C’è da essere pessimisti, sì, dopo il buon risultato dell’estrema destra nelle elezioni politiche in Svezia
C’è da essere pessimisti, sì, dopo il buon risultato dell’estrema destra nelle elezioni politiche in Svezia. Non solo per l’ennesima affermazione di un partito che rinnova il più inquietante retaggio del Novecento europeo, ma soprattutto per come il suo successo e dunque la sua ‘minaccia’ possono prestarsi a fare da alibi a politiche che si pretendono rispettabili ma ne ricalcano la propaganda.
Basta allargare lo sguardo all’Europa per averne conferma. Le destre estreme avanzano quasi ovunque, e anche dove non sono al governo hanno ormai acquisito una forza tale da condizionarne le politiche. Soprattutto nei Paesi governati da partiti della destra “democratica”, la più soggetta a esserne influenzata.
Si pensi all’Olanda, o al caso ancora più clamoroso del Regno Unito, dove i Tories, per reggere il passo dell’Ukip sull’antieuropeismo, si sono spinti ben oltre le proprie capacità di gestione della Brexit. O si guardi ai casi ancora più gravi di Polonia e Ungheria, dove partiti nominalmente di centro (Fidesz, dell’autocrate Orbán, ha alla propria destra i neonazisti di Jobbik), una volta installati al potere, hanno adottato e sistematizzato, senza infingimenti peraltro, politiche da stato schiettamente autoritario. Ed è un caso di scuola quello austriaco, dove i popolari sono ormai difficilmente distinguibili dall’estrema destra dei “liberali” (forte del 26%) con i quali sono al governo. La peculiarità italiana, infine, è tale ma non del tutto: non va dimenticato infatti che gli eredi di Salò e la Lega furono introdotti al governo dal centrodestra “democratico” di Berlusconi; e che ancora nelle ultime legislative lo stesso Berlusconi ha creduto di poter gestire il fascioleghista Salvini, finendo per esserne fagocitato, come peraltro è accaduto ai grillini, egemonizzati dallo stesso Salvini che dalle urne era uscito con un risultato ben inferiore al loro.

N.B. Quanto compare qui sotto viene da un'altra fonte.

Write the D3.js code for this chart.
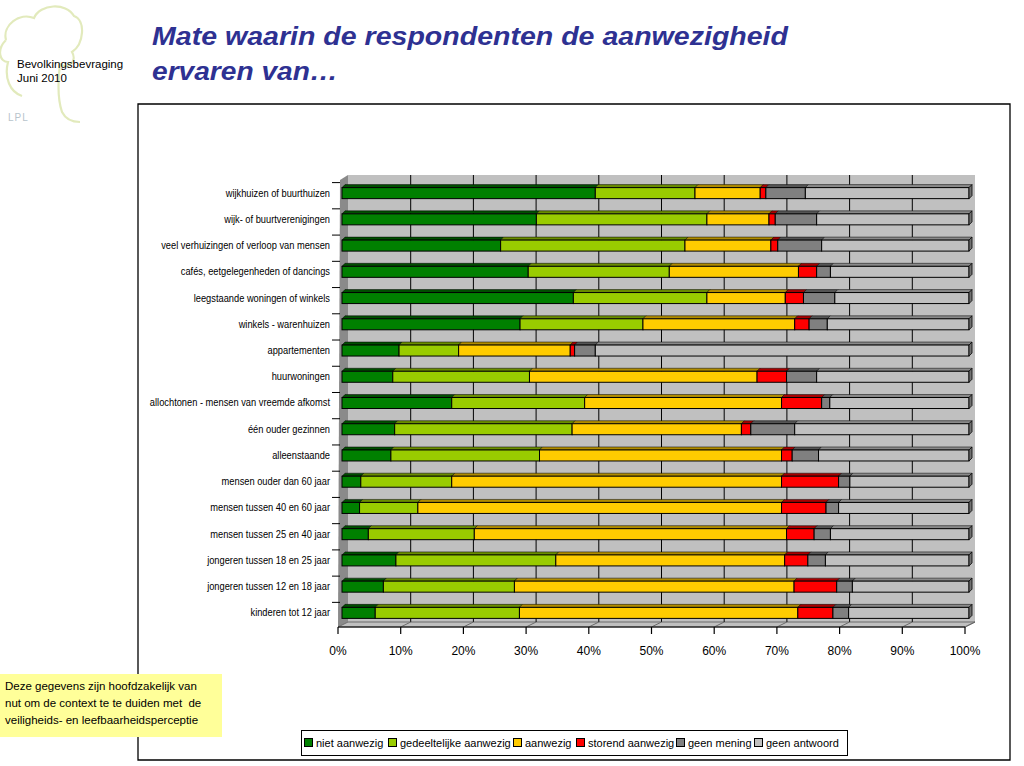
<!DOCTYPE html>
<html><head><meta charset="utf-8">
<script src="https://cdn.jsdelivr.net/npm/d3@7/dist/d3.min.js"></script>
<style>body{margin:0;background:#fff;}svg{display:block;font-family:Arial,"Liberation Sans",sans-serif;}</style>
</head><body>
<script>
const categories = ["wijkhuizen of buurthuizen","wijk- of buurtverenigingen","veel verhuizingen of verloop van mensen","cafés, eetgelegenheden of dancings","leegstaande woningen of winkels","winkels - warenhuizen","appartementen","huurwoningen","allochtonen - mensen van vreemde afkomst","één ouder gezinnen","alleenstaande","mensen ouder dan 60 jaar","mensen tussen 40 en 60 jaar","mensen tussen 25 en 40 jaar","jongeren tussen 18 en 25 jaar","jongeren tussen 12 en 18 jaar","kinderen tot 12 jaar"];
const seriesNames = ["niet aanwezig","gedeeltelijke aanwezig","aanwezig","storend aanwezig","geen mening","geen antwoord"];
const nietAanwezig = [40.4,31.0,25.3,29.7,36.9,28.4,9.1,8.1,17.5,8.4,7.8,3.0,2.8,4.2,8.6,6.6,5.3];
const gedeeltelijk = [15.9,27.2,29.4,22.5,21.3,19.6,9.5,21.8,21.2,28.3,23.7,14.5,9.3,16.9,25.5,20.9,23.0];
const aanwezig = [10.4,9.9,13.7,20.6,12.5,24.2,17.8,36.3,31.4,27.0,38.6,52.6,58.0,49.8,36.5,44.6,44.4];
const storend = [0.9,1.0,1.1,2.9,2.9,2.3,0.7,4.7,6.4,1.5,1.7,9.1,7.1,4.4,3.7,6.8,5.6];
const geenMening = [6.3,6.6,7.0,2.2,5.0,2.9,3.3,4.8,1.3,7.0,4.2,1.8,2.0,2.6,2.8,2.5,2.5];
const geenAntwoord = [26.1,24.3,23.5,22.1,21.4,22.6,59.6,24.3,22.2,27.8,24.0,19.0,20.8,22.1,22.9,18.6,19.2];
const xTicks = [0,10,20,30,40,50,60,70,80,90,100];
const colors = ["#008000","#99cc00","#ffcc00","#ff0000","#808080","#c0c0c0"];
const topColors = ["#004f00","#6a8d00","#b08c00","#a80000","#555555","#8a8a8a"];

const W=1024,H=766;
const svg=d3.select("body").append("svg").attr("width",W).attr("height",H);

// logo
svg.append("path")
  .attr("d","M6,40 C2,25 20,12 34,18 C40,4 66,2 74,16 C86,20 84,44 72,52 C78,62 66,70 60,64 C58,80 58,100 62,112 C66,120 74,122 80,122 M6,40 C-4,50 0,62 8,62 C4,78 10,92 22,96")
  .attr("fill","none").attr("stroke","#e2eabc").attr("stroke-width",2.2);
svg.append("text").attr("x",17).attr("y",68).attr("font-size",11.5).attr("fill","#000").text("Bevolkingsbevraging");
svg.append("text").attr("x",17).attr("y",82).attr("font-size",11.5).attr("fill","#000").text("Juni 2010");
svg.append("text").attr("x",8).attr("y",121).attr("font-size",10).attr("letter-spacing",1).attr("fill","#b8c4cc").text("LPL");

// title
svg.append("text").attr("x",152).attr("y",45).attr("font-size",25).attr("font-weight","bold").attr("font-style","italic").attr("fill","#2e3192")
  .attr("textLength",636).attr("lengthAdjust","spacingAndGlyphs").text("Mate waarin de respondenten de aanwezigheid");
svg.append("text").attr("x",152).attr("y",80).attr("font-size",25).attr("font-weight","bold").attr("font-style","italic").attr("fill","#2e3192")
  .attr("textLength",186).attr("lengthAdjust","spacingAndGlyphs").text("ervaren van…");

// outer frame
svg.append("path").attr("d","M138,760 L138,104 L1010,104 L1010,760 Z").attr("fill","none").attr("stroke","#000").attr("stroke-width",1.3);

// scales
const xFront=d3.scaleLinear().domain([0,100]).range([338,965]);
const xBack=d3.scaleLinear().domain([0,100]).range([348,975]);
const xBar=d3.scaleLinear().domain([0,100]).range([342,969]);
const y=d3.scaleBand().domain(categories).range([180,626]).paddingInner(0.58).paddingOuter(0.29);
const wallTop=175, wallBot=622, frontBot=627;

// back wall
svg.append("rect").attr("x",xBack(0)).attr("y",wallTop).attr("width",xBack(100)-xBack(0)).attr("height",wallBot-wallTop).attr("fill","#c0c0c0");
// left wall
svg.append("path").attr("d",`M${xFront(0)+2},${wallTop+5} L${xBack(0)},${wallTop} L${xBack(0)},${wallBot} L${xFront(0)},${frontBot} Z`).attr("fill","#8a8a8a");
// floor
svg.append("path").attr("d",`M${xFront(0)},${frontBot} L${xFront(100)},${frontBot} L${xBack(100)},${wallBot} L${xBack(0)},${wallBot} Z`).attr("fill","#c0c0c0").attr("stroke","#6a6a6a").attr("stroke-width",1);
// gridlines on wall
svg.append("g").selectAll("line").data(xTicks.slice(1,-1)).join("line")
  .attr("x1",d=>xBack(d)).attr("x2",d=>xBack(d)).attr("y1",wallTop).attr("y2",wallBot).attr("stroke","#000").attr("stroke-width",1);
// floor lines
svg.append("g").selectAll("line").data(xTicks.slice(1)).join("line")
  .attr("x1",d=>xFront(d)).attr("x2",d=>xBack(d)).attr("y1",frontBot).attr("y2",wallBot).attr("stroke","#6a6a6a").attr("stroke-width",1);

// bars
const table=categories.map((c,i)=>({cat:c,s0:nietAanwezig[i],s1:gedeeltelijk[i],s2:aanwezig[i],s3:storend[i],s4:geenMening[i],s5:geenAntwoord[i]}));
const stack=d3.stack().keys(["s0","s1","s2","s3","s4","s5"])(table);
const d=3, bw=y.bandwidth();
const gb=svg.append("g");
stack.forEach((layer,k)=>{
  layer.forEach(seg=>{
    const x0=xBar(seg[0]), x1=xBar(seg[1]), yy=y(seg.data.cat);
    gb.append("path").attr("d",`M${x0},${yy} L${x0+d},${yy-d} L${x1+d},${yy-d} L${x1},${yy} Z`)
      .attr("fill",topColors[k]).attr("stroke","#000").attr("stroke-width",0.5);
    gb.append("rect").attr("x",x0).attr("y",yy).attr("width",Math.max(0,x1-x0)).attr("height",bw)
      .attr("fill",colors[k]).attr("stroke","#000").attr("stroke-width",1);
    if(k===5){
      gb.append("path").attr("d",`M${x1},${yy} L${x1+d},${yy-d} L${x1+d},${yy+bw-d} L${x1},${yy+bw} Z`)
        .attr("fill","#707070").attr("stroke","#000").attr("stroke-width",0.8);
    }
  });
});

// category ticks & labels
svg.append("g").selectAll("line").data(categories).join("line")
  .attr("x1",332).attr("x2",340).attr("y1",c=>y(c)-5).attr("y2",c=>y(c)-5).attr("stroke","#000");
const gl=svg.append("g").attr("transform","translate(330,0) scale(0.93,1)");
gl.selectAll("text").data(categories).join("text")
  .attr("x",0).attr("y",c=>y(c)+bw/2).attr("dy","0.35em").attr("text-anchor","end")
  .attr("font-size",10).attr("fill","#000").text(c=>c);

// x axis
svg.append("line").attr("x1",xFront(0)).attr("x2",xFront(100)).attr("y1",frontBot).attr("y2",frontBot).attr("stroke","#000").attr("stroke-width",1.2);
const gx=svg.append("g");
gx.selectAll("line").data(xTicks).join("line")
  .attr("x1",v=>xFront(v)).attr("x2",v=>xFront(v)).attr("y1",frontBot).attr("y2",frontBot+7).attr("stroke","#000").attr("stroke-width",1.2);
gx.selectAll("text").data(xTicks).join("text")
  .attr("x",v=>xFront(v)).attr("y",655).attr("text-anchor","middle").attr("font-size",12).attr("fill","#000").text(v=>v+"%");

// legend
svg.append("rect").attr("x",301.5).attr("y",730.5).attr("width",546).attr("height",25).attr("fill","#fff").attr("stroke","#000").attr("stroke-width",1);
const legX=[304,388,513,576,676,754];
const lg=svg.append("g");
seriesNames.forEach((n,k)=>{
  lg.append("rect").attr("x",legX[k]+0.5).attr("y",738.5).attr("width",8).attr("height",8).attr("fill",colors[k]).attr("stroke","#000").attr("stroke-width",1);
  lg.append("text").attr("x",legX[k]+12).attr("y",747).attr("font-size",11).attr("fill","#000").text(n);
});

// yellow note
svg.append("rect").attr("x",0).attr("y",674).attr("width",222).attr("height",63).attr("fill","#ffff99");
["Deze gegevens zijn hoofdzakelijk van","nut om de context te te duiden met  de","veiligheids- en leefbaarheidsperceptie"].forEach((s,i)=>{
  svg.append("text").attr("x",5).attr("y",690+i*17).attr("font-size",11.5).attr("fill","#000").attr("xml:space","preserve").style("white-space","pre").text(s);
});
</script>
</body></html>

Non diremo perciò che le destre “democratiche” portano la responsabilità di avere favorito l’istituzionalizzazione dell’estremismo, o che solo su di esse ricade l’onere di doverlo tenere a distanza. Ma è difficile ignorare quanto si sia ridotta la distanza tra le rispettive posizioni, quando pure resti netta quella ideologica, come conferma l’imbarazzante convivenza nel Partito popolare europeo di democristiani con ancora qualche motivo per ritenersi tali, e gli Orbán e affini.
Un test di quanto questo quadro sia attendibile saranno le elezioni regionali di ottobre in Baviera. In uno dei Land più conservatori di Germania, il tentativo di fermare l’emorragia di voti a favore di Alternative Für Deutschland sta spingendo sempre più a destra la Csu (l’altra metà della Cdu della cancelliera Merkel) fino a mettere in forse la sopravvivenza del governo federale. Una strategia obbligata, secondo alcuni, un ammiccamento all’ideologia Blut und Boden che ancora cementa il suo elettorato, secondo altri.
Il tutto a pochi mesi, ormai, dalle elezioni per il rinnovo dell’Europarlamento (maggio 2019). L’ancora scoordinato fronte dei nazionalismi continentali non possiede una strategia (a meno di intendere come tale i servili baciamano a un personaggio ributtante come Steve Bannon, impegnato nella propria campagna d’Europa), ma è prevedibile che una qualche lista comune riuscirà a metterla insieme, incollando le reciproche divergenze, future conflittualità, con un bostik formidabile come la lotta all’immigrazione e alla stessa Europa.
Chi le seguirà su questa strada (una tentazione non estranea a certa sinistra) asseconderà il loro successo.